DUBLIN (Reuters) - Irish Prime Minister Brian Cowen has said he is confident his government will win a confidence vote on Tuesday, his second in just over a year.
The vote was called by his deputy in response to a call for a no-confidence motion made by the opposition Fine Gael party, following the publication of two reports that criticised government policies in the run-up to Ireland’s banking crisis.
“The government is united in pursuing policies that are necessary to establish recovery as quickly as possible and we’ll take the opportunity to set out the decisions we have been taking, the basis for those decisions and our plans for the future,” Cowen was quoted as saying in daily The Irish Times.
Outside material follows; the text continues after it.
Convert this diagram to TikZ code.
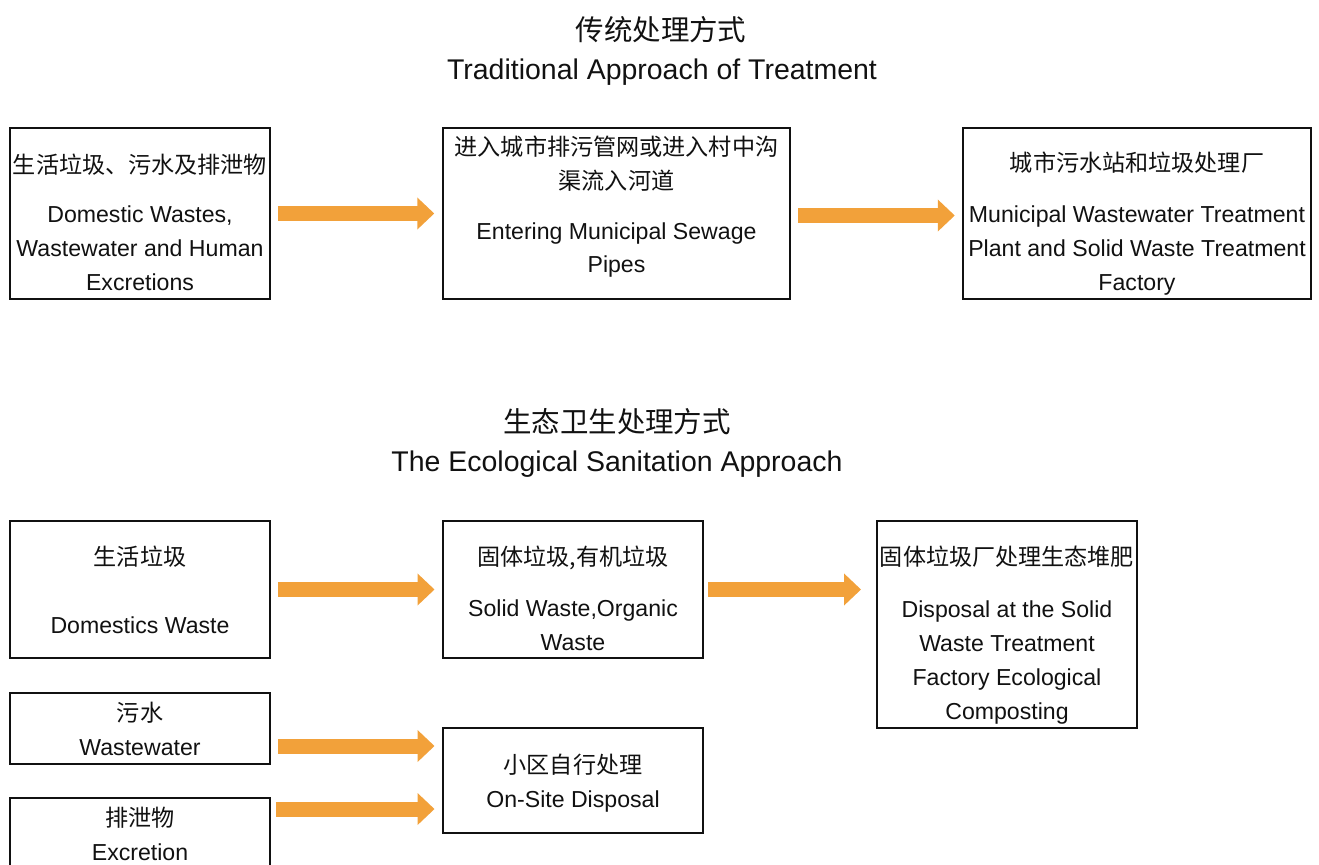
\documentclass[tikz,border=0pt]{standalone}
\usepackage{fontspec}
\setmainfont{Liberation Sans}
\newfontfamily\cjk{Noto Sans CJK SC}
\usetikzlibrary{arrows.meta,positioning}
\definecolor{ink}{HTML}{111111}
\definecolor{flowfill}{HTML}{F2A13A}
\newcommand\boxfont{\fontsize{13.15}{19.3}\selectfont}
\newcommand\headfont{\fontsize{16.2}{20}\selectfont}
% invisible struts that move a box's text down (top) or up (bottom)
\newcommand\padtop[1]{\rule{0pt}{#1}}
\newcommand\padbot[1]{\rule[-#1]{0pt}{0pt}}

\begin{document}
\begin{tikzpicture}[
  unit/.style={draw=ink,line width=1.1pt,fill=white,minimum width=5.2cm,
    inner sep=0pt,align=center,text=ink,font=\boxfont},
  wide/.style={unit,minimum width=6.95cm},
  heading/.style={inner sep=0pt,text=ink,font=\headfont},
  flow/.style={-{Triangle[width=0.62cm,length=0.34cm]},line width=0.3cm,
    draw=flowfill,shorten <=0.14cm,shorten >=0.15cm}
]
\useasboundingbox (0,0) rectangle (26.38,-17.28);
% titles
\node[heading] (oldcn) at (13.22,-0.6) {\cjk 传统处理方式};
\node[heading] (olden) at (13.24,-1.44) {Traditional Approach of Treatment};
\node[heading] (ecocn) at (12.34,-8.44) {\cjk 生态卫生处理方式};
\node[heading] (ecoen) at (12.34,-9.28) {The Ecological Sanitation Approach};
% traditional approach
\node[unit,minimum height=3.42cm] (domestic) at (2.8,-4.27)
  {\padtop{0.74cm}{\cjk 生活垃圾、污水及排泄物}\\[0.32cm]Domestic Wastes,\\Wastewater and Human\\Excretions};
\node[wide,minimum height=3.42cm] (sewer) at (12.33,-4.27)
  {{\cjk 进入城市排污管网或进入村中沟}\\{\cjk 渠流入河道}\\[0.31cm]Entering Municipal Sewage\\Pipes\padbot{0.36cm}};
\node[wide,minimum height=3.42cm] (plant) at (22.74,-4.27)
  {\padtop{0.8cm}{\cjk 城市污水站和垃圾处理厂}\\[0.34cm]Municipal Wastewater Treatment\\Plant and Solid Waste Treatment\\Factory};
% ecological sanitation approach
\node[unit,minimum height=2.74cm] (garbage) at (2.8,-11.79)
  {{\cjk 生活垃圾}\\[0.68cm]Domestics Waste};
\node[unit,minimum height=2.74cm] (solid) at (11.46,-11.79)
  {\padtop{0.74cm}{\cjk 固体垃圾,有机垃圾}\\[0.34cm]Solid Waste,Organic\\Waste};
\node[unit,minimum height=4.14cm] (compost) at (20.14,-12.49)
  {\padtop{0.82cm}{\cjk 固体垃圾厂处理生态堆肥}\\[0.36cm]Disposal at the Solid\\Waste Treatment\\Factory Ecological\\Composting};
\node[unit,minimum height=1.42cm] (water) at (2.8,-14.57)
  {{\cjk 污水}\\Wastewater};
\node[unit,minimum height=2.1cm] (onsite) at (11.46,-15.61)
  {\padtop{0.5cm}{\cjk 小区自行处理}\\On-Site Disposal};
\node[unit,minimum height=1.45cm] (excreta) at (2.8,-16.685)
  {{\cjk 排泄物}\\Excretion};
% connectors
\draw[flow] (domestic) -- (sewer);
\draw[flow] ([yshift=-0.04cm]sewer.east) -- ([yshift=-0.04cm]plant.west);
\draw[flow] (garbage) -- (solid);
\draw[flow,shorten <=0.08cm,shorten >=0.3cm] (solid) -- (solid.east -| compost.west);
\draw[flow] ([yshift=-0.35cm]water.east) -- ([yshift=-0.35cm]water.east -| onsite.west);
\draw[flow,shorten <=0.1cm] ([yshift=-0.24cm]excreta.north east) -- ([yshift=-0.24cm]excreta.north east -| onsite.west);
\end{tikzpicture}
\end{document}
“We welcome that opportunity and I believe there will be support in the house for the confidence motion in the government.”
Parliament will meet at 1330 GMT to debate the motion.
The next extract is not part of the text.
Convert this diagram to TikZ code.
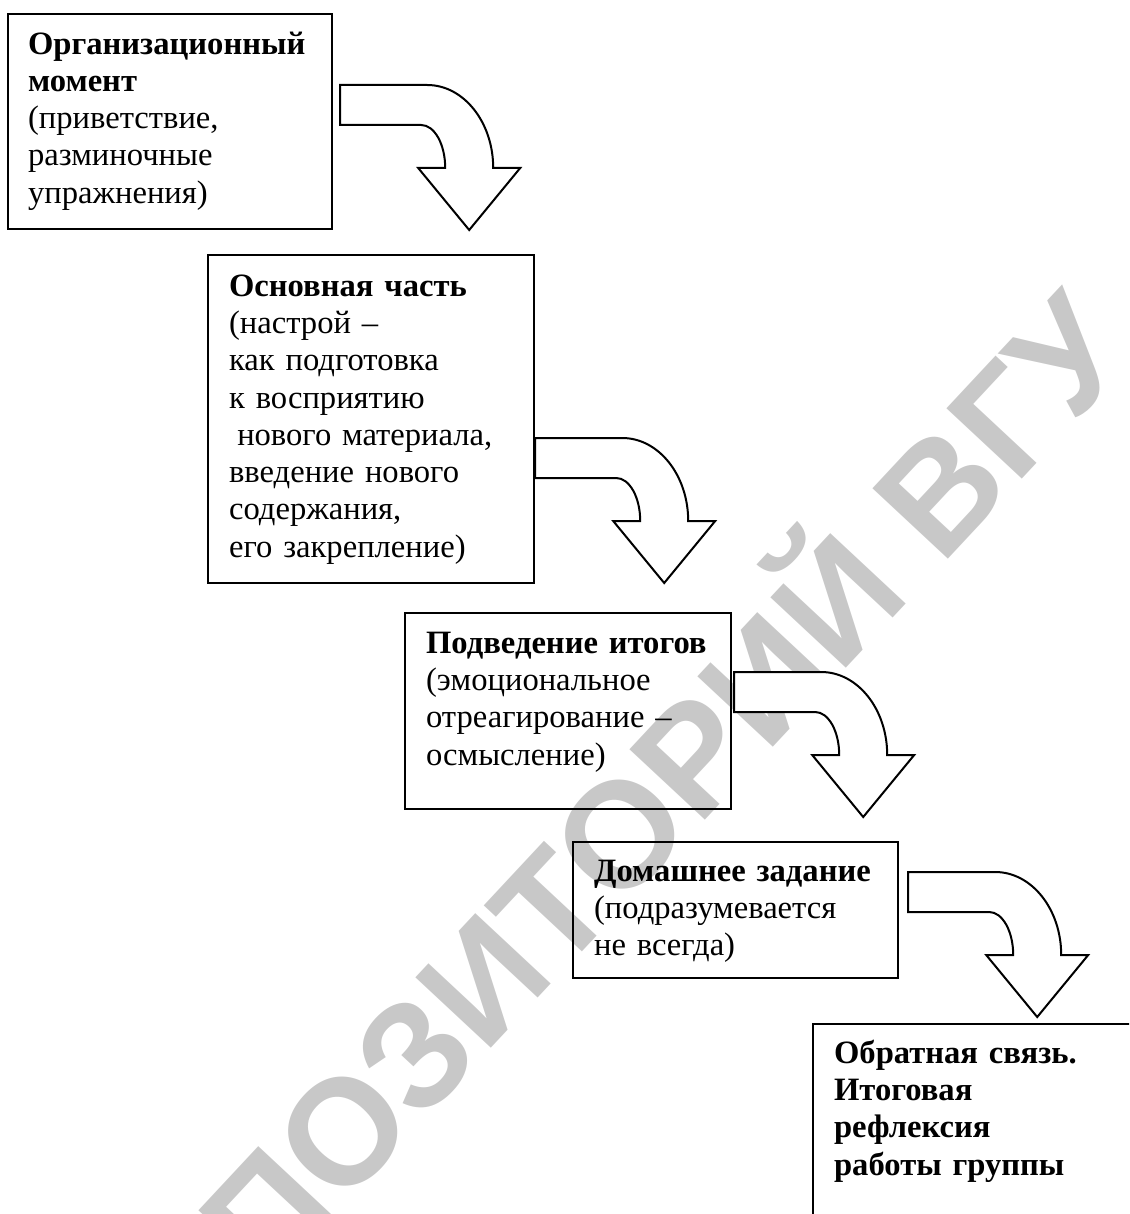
\documentclass[tikz,border=0pt]{standalone}
\usepackage{fontspec}
\setmainfont{Liberation Serif}
\newfontfamily\wmfont{Liberation Sans}
\usetikzlibrary{arrows,positioning}
\definecolor{wmgray}{RGB}{200,200,200}

\begin{document}
\begin{tikzpicture}[x=1pt,y=-1pt,
    stage/.style={draw,line width=2.2pt,anchor=north west,align=left,
        inner ysep=0pt,inner xsep=21pt,font=\fontsize{32.6}{37.3}\selectfont},
    bentarrow/.pic={
        \draw[line width=2pt,fill=white,line join=miter]
            (0,0) -- (87,0) arc[start angle=-90,end angle=0,x radius=66,y radius=83]
            -- (180,83) -- (129,145) -- (78,83) -- (105,83)
            arc[start angle=0,end angle=-90,x radius=24,y radius=43]
            -- (0,40) -- cycle;}]
    \useasboundingbox (0,0) rectangle (1129,1214);
    \clip (0,0) rectangle (1129,1214);
    % watermark
    \node[rotate=47,text=wmgray,font=\wmfont\bfseries\fontsize{150}{150}\selectfont] (wm) at (585,850) {РЕПОЗИТОРИЙ ВГУ};
    % stages
    \node[stage,text width=284pt,inner xsep=20pt,text height=40pt,text depth=175pt] (Org) at (7,13)
        {\textbf{Организационный}\\ \textbf{момент}\\ (приветствие,\\ разминочные\\ упражнения)};
    \node[stage,text width=284pt,text height=41pt,text depth=287pt] (Osn) at (207,254)
        {\textbf{Основная часть}\\ (настрой –\\ как подготовка\\ к восприятию\\ \hspace*{0.25em}нового материала,\\ введение нового\\ содержания,\\ его закрепление)};
    \node[stage,text width=284pt,text height=40pt,text depth=156pt] (Pod) at (404,612)
        {\textbf{Подведение итогов}\\ (эмоциональное\\ отреагирование –\\ осмысление)};
    \node[stage,text width=283pt,text height=39pt,text depth=97pt] (Dom) at (572,841)
        {\textbf{Домашнее задание}\\ (подразумевается\\ не всегда)};
    \node[stage,text width=310pt,text height=39pt,text depth=230pt] (Obr) at (812,1023)
        {\textbf{Обратная связь.}\\ \textbf{Итоговая}\\ \textbf{рефлексия}\\ \textbf{работы группы}};
    % arrows
    \pic at ([xshift=7pt,yshift=-72pt]Org.north east) {bentarrow};
    \pic at ([yshift=-184pt]Osn.north east) {bentarrow};
    \pic at ([xshift=2pt,yshift=-60pt]Pod.north east) {bentarrow};
    \pic at ([xshift=9pt,yshift=-31pt]Dom.north east) {bentarrow};
\end{tikzpicture}
\end{document}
Cowen, who was previously finance minister, is expected to survive the vote since his Fianna Fail’s governing coalition has a narrow majority in parliament and has managed to pass measures, such as the 2010 budget, analysts say.
He won a vote of confidence in 2009 after Fianna Fail suffered heavy losses in local, parliamentary and European elections.
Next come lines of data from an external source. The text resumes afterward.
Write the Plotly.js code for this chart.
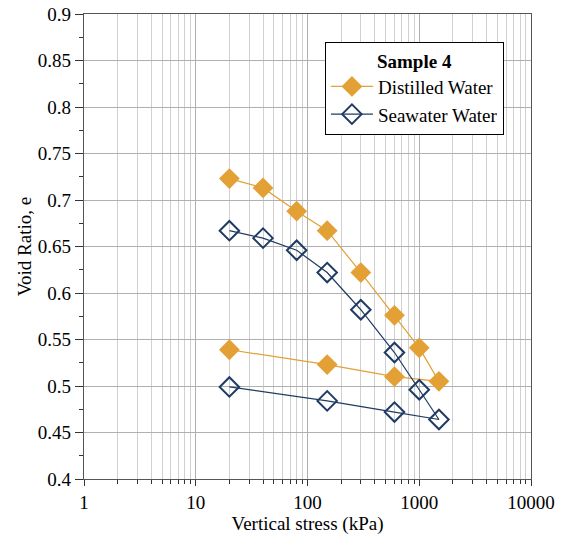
<!DOCTYPE html>
<html>
<head>
<meta charset="utf-8">
<script src="https://cdn.plot.ly/plotly-3.0.1.min.js"></script>
<style>html,body{margin:0;padding:0;background:#fff;}#chart{width:565px;height:540px;}</style>
</head>
<body>
<div id="chart"></div>
<script>
var stress = [20, 40, 80, 150, 300, 600, 1000, 1500, 600, 150, 20];
var distilledVoid = [0.723, 0.713, 0.688, 0.667, 0.622, 0.576, 0.541, 0.505, 0.510, 0.523, 0.539];
var seawaterVoid = [0.667, 0.659, 0.646, 0.622, 0.582, 0.536, 0.496, 0.464, 0.472, 0.484, 0.499];
var seriesNames = ["Distilled Water", "Seawater Water"];
var legendTitle = "Sample 4";
var xTickVals = [1, 10, 100, 1000, 10000];
var xTickText = ["1", "10", "100", "1000", "10000"];

var orange = "#E3A035";
var navy = "#1F3B63";
var font = "Liberation Serif, Times New Roman, serif";
var fs = 19;

var traces = [
  {
    x: stress, y: distilledVoid, name: seriesNames[0], mode: "lines+markers",
    type: "scatter",
    line: {color: orange, width: 1.2},
    marker: {symbol: "diamond", size: 16, color: orange}
  },
  {
    x: stress, y: seawaterVoid, name: seriesNames[1], mode: "lines+markers",
    type: "scatter",
    line: {color: navy, width: 1.2},
    marker: {symbol: "diamond-open", size: 15, color: navy, line: {width: 2, color: navy}}
  }
];

var layout = {
  width: 565, height: 540,
  margin: {l: 84, r: 34, t: 14, b: 61},
  paper_bgcolor: "#fff", plot_bgcolor: "#fff",
  font: {family: font, size: fs, color: "#000"},
  showlegend: true,
  legend: {
    x: 0.539, y: 0.94, xanchor: "left", yanchor: "top",
    bgcolor: "#fff", bordercolor: "#000", borderwidth: 1,
    font: {family: font, size: fs, color: "#000"},
    title: {text: "<b>" + legendTitle + "</b>", side: "top center", font: {family: font, size: fs}},
    itemwidth: 42,
    tracegroupgap: 0
  },
  xaxis: {
    type: "log", range: [0, 4],
    tickvals: xTickVals, ticktext: xTickText,
    ticks: "outside", ticklen: 6, tickcolor: "#333", tickwidth: 1,
    showline: true, linecolor: "#555", linewidth: 1.3, mirror: true,
    showgrid: true, gridcolor: "#b0b0b0", gridwidth: 1,
    zeroline: false,
    minor: {dtick: "D1", ticks: "outside", ticklen: 4, tickcolor: "#333", showgrid: true, gridcolor: "#d0d0d0", gridwidth: 1},
    title: {text: "Vertical stress (kPa)", font: {family: font, size: fs}, standoff: 2},
    tickfont: {family: font, size: fs}
  },
  yaxis: {
    range: [0.4, 0.9], dtick: 0.05, tick0: 0.4,
    tickformat: "~g",
    ticks: "outside", ticklen: 8, tickcolor: "#333", tickwidth: 1,
    showline: true, linecolor: "#555", linewidth: 1.3, mirror: true,
    showgrid: true, gridcolor: "#b0b0b0", gridwidth: 1,
    zeroline: false,
    minor: {dtick: 0.025, ticks: "outside", ticklen: 4, tickcolor: "#333", showgrid: false},
    title: {text: "Void Ratio, e", font: {family: font, size: fs}, standoff: 1},
    tickfont: {family: font, size: fs}
  }
};

Plotly.newPlot("chart", traces, layout, {displayModeBar: false, staticPlot: true});
</script>
</body>
</html>
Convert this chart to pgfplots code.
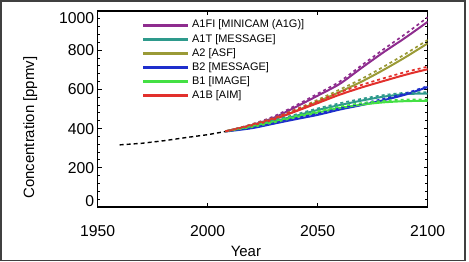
\documentclass[border=0pt]{standalone}
\usepackage{pgfplots}
\pgfplotsset{compat=1.18}
\usepackage{fontspec}
\setmainfont{Liberation Sans}

\definecolor{cA1FI}{HTML}{8E2C8E}
\definecolor{cA1T}{HTML}{2E9A8C}
\definecolor{cA2}{HTML}{9A9A36}
\definecolor{cB2}{HTML}{1E2ECC}
\definecolor{cB1}{HTML}{44E044}
\definecolor{cA1B}{HTML}{E2302C}

\begin{document}
\begin{tikzpicture}
\useasboundingbox (0,0) rectangle (469bp,262bp);
\begin{axis}[
  at={(97.7bp,55bp)}, anchor=south west,
  scale only axis, width=330bp, height=196bp,
  xmin=1950, xmax=2100, ymin=0, ymax=1000,
  xtick={1950,2000,2050,2100},
  ytick={0,200,...,1000},
  minor y tick num=4,
  tick align=inside,
  major tick length=4bp, minor tick length=2.5bp,
  axis line style={line width=1.3bp},
  every tick/.style={black, line width=1bp},
  /pgf/number format/assume math mode=true,
  /pgf/number format/1000 sep={},
  tick label style={font=\fontsize{15.8}{17}\selectfont},
  xticklabel style={yshift=-15bp},
  yticklabel={\ifnum\ticknum=0 \raisebox{6bp}[\height][\depth]{0}\else
    \ifnum\ticknum=5 \raisebox{-7bp}[\height][\depth]{1000}\else
    \pgfmathprintnumber{\tick}\fi\fi},
  xlabel={Year},
  ylabel={Concentration [ppmv]},
  label style={font=\fontsize{15}{17}\selectfont},
  xlabel style={at={(axis description cs:0.449,-0.226)}, anchor=center},
  ylabel style={at={(axis description cs:-0.204,0.405)}, anchor=center},
  legend style={draw=none, fill=none, at={(axis description cs:0.136,0.965)},
    anchor=north west, font=\fontsize{11}{12}\selectfont,
    row sep=0.7bp, inner sep=0pt},
  legend cell align=left,
  legend image code/.code={\fill[#1] (0bp,-1bp) rectangle (44bp,1bp);},
]
% legend keys
\addlegendimage{cA1FI}
\addlegendentry{\hspace{3bp}A1FI [MINICAM (A1G)]}
\addlegendimage{cA1T}
\addlegendentry{\hspace{3bp}A1T [MESSAGE]}
\addlegendimage{cA2}
\addlegendentry{\hspace{3bp}A2 [ASF]}
\addlegendimage{cB2}
\addlegendentry{\hspace{3bp}B2 [MESSAGE]}
\addlegendimage{cB1}
\addlegendentry{\hspace{3bp}B1 [IMAGE]}
\addlegendimage{cA1B}
\addlegendentry{\hspace{3bp}A1B [AIM]}

% observed record
\addplot[black, line width=1.4bp, dash pattern=on 4bp off 3bp, forget plot]
  coordinates {(1960,317) (1970,325) (1980,338) (1990,354) (2000,369) (2008,385)};

% scenario projections (solid)
\addplot[cA1FI, line width=2bp, smooth, forget plot] coordinates {
 (2008,386) (2020,418) (2030,455) (2040,510) (2050,568) (2060,628) (2070,710) (2080,790) (2090,865) (2100,945)};
\addplot[cA1T, line width=2bp, smooth, forget plot] coordinates {
 (2008,386) (2020,410) (2030,437) (2040,465) (2050,495) (2060,520) (2070,543) (2080,563) (2090,576) (2100,579)};
\addplot[cA2, line width=2bp, smooth, forget plot] coordinates {
 (2008,386) (2020,417) (2030,448) (2040,490) (2050,537) (2060,587) (2070,640) (2080,700) (2090,765) (2100,835)};
\addplot[cB2, line width=2bp, smooth, forget plot] coordinates {
 (2008,385) (2020,402) (2030,425) (2040,448) (2050,470) (2060,497) (2070,520) (2080,545) (2090,574) (2100,612)};
\addplot[cB1, line width=2bp, smooth, forget plot] coordinates {
 (2008,386) (2020,408) (2030,432) (2040,458) (2050,482) (2060,505) (2070,522) (2080,534) (2090,540) (2100,542)};
\addplot[cA1B, line width=2bp, smooth, forget plot] coordinates {
 (2008,386) (2020,416) (2030,447) (2040,488) (2050,530) (2060,573) (2070,610) (2080,643) (2090,675) (2100,703)};

% companion runs (dashed)
\addplot[cA1FI, line width=1.7bp, dash pattern=on 3bp off 3bp, smooth, forget plot] coordinates {
 (2010,390) (2020,422) (2030,462) (2040,518) (2050,578) (2060,640) (2070,723) (2080,805) (2090,884) (2100,968)};
\addplot[cA1T, line width=1.7bp, dash pattern=on 3bp off 3bp, smooth, forget plot] coordinates {
 (2010,390) (2020,414) (2030,442) (2040,472) (2050,503) (2060,529) (2070,552) (2080,571) (2090,583) (2100,586)};
\addplot[cA2, line width=1.7bp, dash pattern=on 3bp off 3bp, smooth, forget plot] coordinates {
 (2010,390) (2020,421) (2030,454) (2040,498) (2050,547) (2060,599) (2070,654) (2080,716) (2090,782) (2100,852)};
\addplot[cB2, line width=1.7bp, dash pattern=on 3bp off 3bp, smooth, forget plot] coordinates {
 (2010,389) (2020,405) (2030,429) (2040,453) (2050,476) (2060,503) (2070,527) (2080,552) (2090,580) (2100,617)};
\addplot[cB1, line width=1.7bp, dash pattern=on 3bp off 3bp, smooth, forget plot] coordinates {
 (2010,390) (2020,412) (2030,437) (2040,464) (2050,489) (2060,512) (2070,530) (2080,542) (2090,548) (2100,549)};
\addplot[cA1B, line width=1.7bp, dash pattern=on 3bp off 3bp, smooth, forget plot] coordinates {
 (2010,390) (2020,420) (2030,453) (2040,496) (2050,540) (2060,585) (2070,623) (2080,657) (2090,689) (2100,716)};
\end{axis}
\draw[black!75, line width=1.4bp] (1bp,1.5bp) rectangle (465bp,261bp);
\end{tikzpicture}
\end{document}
While Ireland has been praised by investors for pushing through some of the earliest and sharpest fiscal reforms in western Europe, Fianna Fail has remained hugely unpopular throughout its deep recession.
In a twist, Fine Gael leader Enda Kenny, who had called for the no-confidence vote in Cowen, sacked his own deputy on Monday, after he informed him he would no longer support his leadership of Ireland’s traditional main opposition party.
Kenny said he would now submit to his party a motion of confidence in his own continued leadership.